After undermining the Pentagon’s watchdogs, Hegseth moved to control how Congress hears from the Pentagon itself. Hegseth required all senior military leaders to receive approval from the DoD’s Legislative Affairs (LA) office before even engaging with Congress — the branch charged with holding the Pentagon accountable. By forcing information to flow first through LA, Hegseth created a chokepoint through which he could filter, delay, or narrow information that elected lawmakers are supposed to review independently.
After gutting legal, internal, and congressional sources of accountability, Hegseth turned to public accountability by assaulting the press. Initially, he restricted reporters’ movement inside the Pentagon, now requiring journalists to be accompanied by official escorts. This was later expanded into a new 17-page press policy requiring credentialed journalists to sign a statement swearing to only report information pre-approved by Pentagon officials.
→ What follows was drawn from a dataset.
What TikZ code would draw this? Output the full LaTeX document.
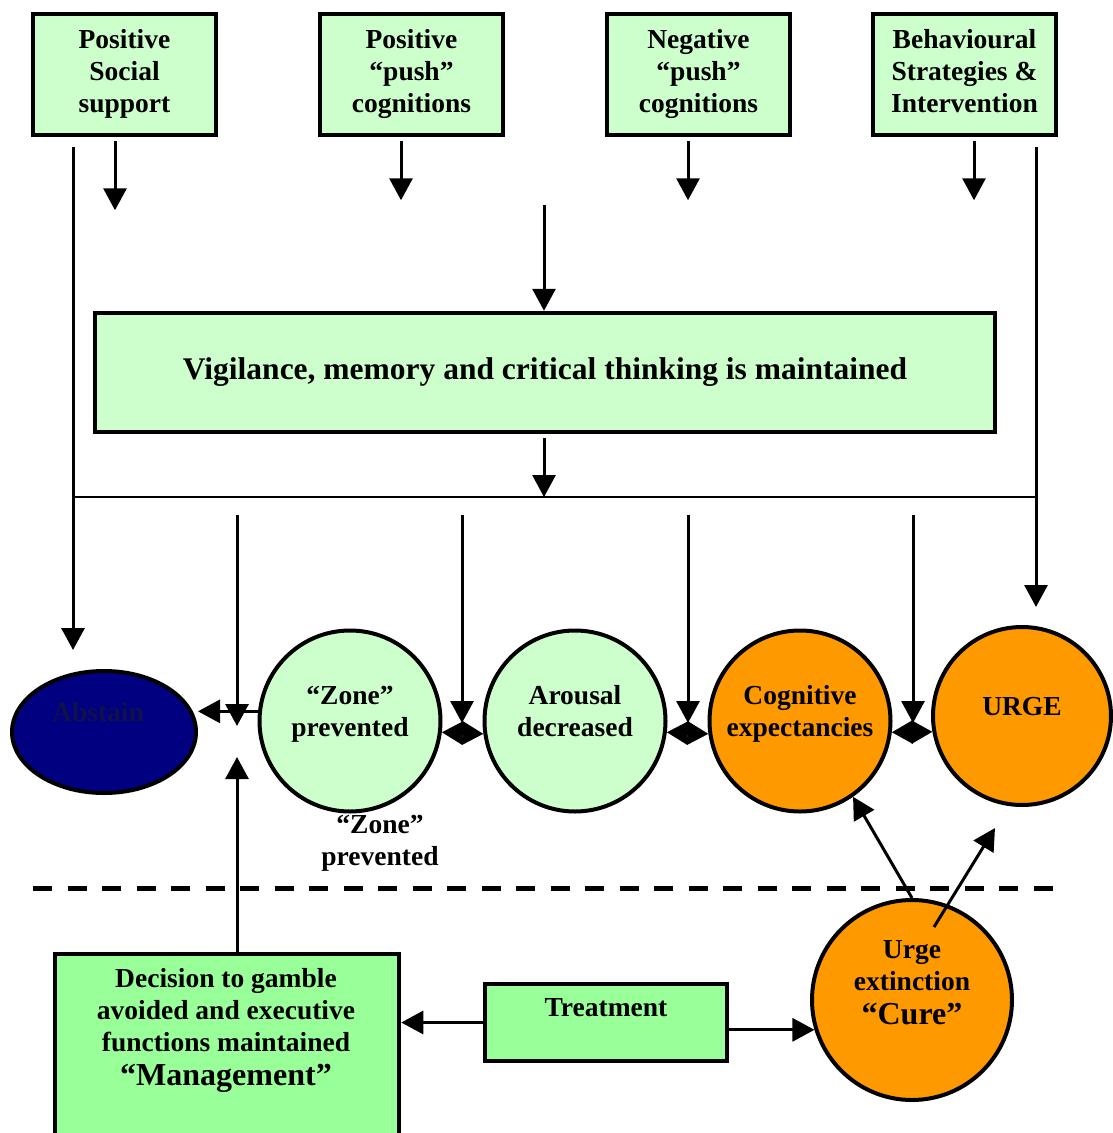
\documentclass[tikz,border=0pt]{standalone}
\usepackage{fontspec}
\setmainfont{Liberation Serif}
\usetikzlibrary{arrows.meta,calc,shapes.geometric}

\definecolor{paleGreen}{HTML}{CCFFCC}
\definecolor{midGreen}{HTML}{99FF99}
\definecolor{amber}{HTML}{FF9900}
\definecolor{deepNavy}{HTML}{000080}
\definecolor{navyText}{HTML}{10104A}

% larger type for the two outcome words
\newcommand{\largeword}{\fontsize{32}{36}\selectfont}

\begin{document}
\begin{tikzpicture}[x=1pt,y=-1pt,
  txt/.style={font=\fontsize{27.5}{32}\selectfont\bfseries, align=center, inner sep=0pt},
  topbox/.style={draw, line width=4.5pt, fill=paleGreen, minimum width=183pt, minimum height=121pt, inner sep=0pt, txt},
  bubble/.style={circle, draw, line width=4pt, inner sep=0pt},
  flatbox/.style={draw, line width=4.5pt, fill=midGreen, inner sep=0pt},
  arr/.style={line width=3pt, -{Triangle[length=22pt,width=23pt]}},
  link/.style={line width=2.8pt},
  dbl/.style={line width=3pt, {Triangle[length=21pt,width=23pt]}-{Triangle[length=21pt,width=23pt]}},
]
\path[use as bounding box, fill=white] (0,0) rectangle (1112,1133);

% influences along the top
\node[topbox] (b1) at (124.5,74.5) {\strut Positive\\Social\\support\strut};
\node[topbox] (b2) at (411.5,74.5) {\strut Positive\\“push”\\cognitions\strut};
\node[topbox] (b3) at (698.5,74.5) {\strut Negative\\“push”\\cognitions\strut};
\node[topbox] (b4) at (964.5,74.5) {\strut Behavioural\\Strategies \&\\Intervention\strut};

% central process box
\node[draw, line width=4.5pt, fill=paleGreen, minimum width=900pt, minimum height=119pt,
      inner sep=0pt, font=\fontsize{31.5}{36}\selectfont\bfseries] (big) at (545,372.5)
      {Vigilance, memory and critical thinking is maintained};

% chain of states
\node[ellipse, draw, line width=4pt, fill=deepNavy, minimum width=184pt, minimum height=122pt, inner sep=0pt] (abstain) at (104,732) {};
\node[txt, text=navyText] (abstainText) at (98,712) {Abstain};

\node[bubble, fill=paleGreen, minimum size=181pt] (zone) at (350,721) {};
\node[txt] (zoneText) at (350,714.5) {“Zone”\\prevented};
\node[bubble, fill=paleGreen, minimum size=181pt] (arousal) at (575,721) {};
\node[txt] (arousalText) at (575,711) {Arousal\\decreased};
\node[bubble, fill=amber, minimum size=181pt] (cog) at (800,721) {};
\node[txt] (cogText) at (800,714) {Cognitive\\expectancies};
\node[bubble, fill=amber, minimum size=178pt] (urge) at (1022,716) {};
\node[txt] (urgeText) at (1022,707) {URGE};

\node[txt] (zoneNote) at (380,843.5) {“Zone”\\prevented};

% lower section
\node[flatbox, minimum width=344pt, minimum height=194pt] (mgmt) at (227,1051) {};
\node[txt] (mgmtText) at (226,1030) {Decision to gamble\\avoided and executive\\functions maintained\\[2pt]{\largeword “Management”}};
\node[flatbox, minimum width=242pt, minimum height=77pt] (treat) at (606,1022.5) {};
\node[txt] (treatText) at (606,1008) {Treatment};
\node[bubble, fill=amber, minimum size=200pt] (cure) at (912,1000) {};
\node[txt] (cureText) at (912,983) {Urge\\extinction\\[2pt]{\largeword “Cure”}};

% free ends and junctions
\coordinate (busL) at (73,497);
\coordinate (busR) at (1036,497);
\coordinate (midTop) at (544,205);
\coordinate (abstainIn) at (73,650);
\coordinate (urgeIn) at (1036,607);
\coordinate (drop1) at (237,515);
\coordinate (drop2) at (462,515);
\coordinate (drop3) at (688,515);
\coordinate (drop4) at (913,515);
\coordinate (upTip) at (237,757);
\coordinate (dashL) at (33,888);
\coordinate (dashR) at (1053,888);

% short arrows under the top boxes
\draw[arr] ($(b1.south)+(-9.5,4)$) -- ++(0,69);
\draw[arr] ($(b2.south)+(-10.5,4)$) -- ++(0,59);
\draw[arr] ($(b3.south)+(-10.5,4)$) -- ++(0,59);
\draw[arr] ($(b4.south)+(9.5,4)$) -- ++(0,59);

% long side lines and the bus
\draw[arr] ($(b1.south -| busL)+(0,10)$) -- (abstainIn);
\draw[arr] ($(b4.south -| busR)+(0,10)$) -- (urgeIn);
\draw[link] (busL) -- (busR);
\draw[arr] (midTop) -- (big.north -| midTop);
\draw[arr] ($(big.south -| midTop)+(0,4)$) -- (busL -| midTop);

% drops onto the chain
\draw[arr] (drop1) -- (237,726);
\draw[arr] (drop2) -- (462,723);
\draw[arr] (drop3) -- (688,723);
\draw[arr] (drop4) -- (913,723);

% links along the chain
\draw[arr] (zone.174) -- (zone.174 -| abstain.east);
\draw[dbl] (zone.-7.5) -- (arousal.-172.5);
\draw[dbl] (arousal.-7.5) -- (cog.-172.5);
\draw[dbl] (cog.-7.5) -- (urge.-170);

% divider
\draw[line width=5pt, dash pattern=on 19pt off 15.5pt] (dashL) -- (dashR);

% lower connectors
\draw[arr] (mgmt.north -| drop1) -- (upTip);
\draw[arr] (treat.west) -- (treat.west -| mgmt.east);
\draw[arr] (cure.197 -| treat.east) -- (cure.197);
\draw[arr] (cure.north) -- (cog.-55);
\draw[arr] ($(cure.center)+(22,-73)$) -- ++(61,-99);
\end{tikzpicture}
\end{document}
After federal courts ruled parts of that regime unconstitutional, Hegseth kicked journalists out to an annex outside of the Pentagon. These new rules were so outrageous that even FOX News — where Hegseth worked prior to his confirmation as Secretary of Defense — joined The New York Times, Washington Post, Reuters, NPR, Newsmax, and the Atlantic in refusing to sign onto the new press policies.
His assault on the press did not stop at intimidating outside reporters, as even “Stars and Stripes” — the Pentagon’s independent newspaper — was brought under Hegseth’s authoritarian heel. On March 9, 2026, Hegseth imposed a new set of rules governing the publication, whereby the Secretary of Defense’s public affairs office would directly oversee “Stars and Stripes.” While a news publication ought to be governed by truth, independence, and unbiased reporting, Hegseth mandated “Stars and Stripes” to follow “good order and discipline.” This is the standard for soldiers following orders, not independent journalists reporting uncomfortable facts, often going against what the Pentagon would call “good order.” What had long functioned as an independent military newspaper was thus made little more than another mouthpiece for Hegseth.
What makes Hegseth’s war on accountability so dangerous is not just that it concentrates power, but that it removes the institutions capable of stopping reckless decisions. When independent lawyers are purged, whistleblowers exposed, weapons testers gutted, Congress cut off, and reporters subordinated, unlawful orders are easier to conceal and harder to disobey. It sets the stage for war crimes to be rationalized, military secrets to be mishandled, corruption to be buried, and the armed forces to be bent toward political ends.
Hegseth has treated every guardrail that could restrain him as an obstacle to be bulldozed. He does not want a Pentagon governed by law, checked by watchdogs, answerable to Congress, or open to press scrutiny. He wants a Pentagon that answers to him and him alone. As the current administration continues to show with its actions, a Hegseth Pentagon without accountability is a Pentagon that is recklessly dangerous for both Americans and the world as a whole.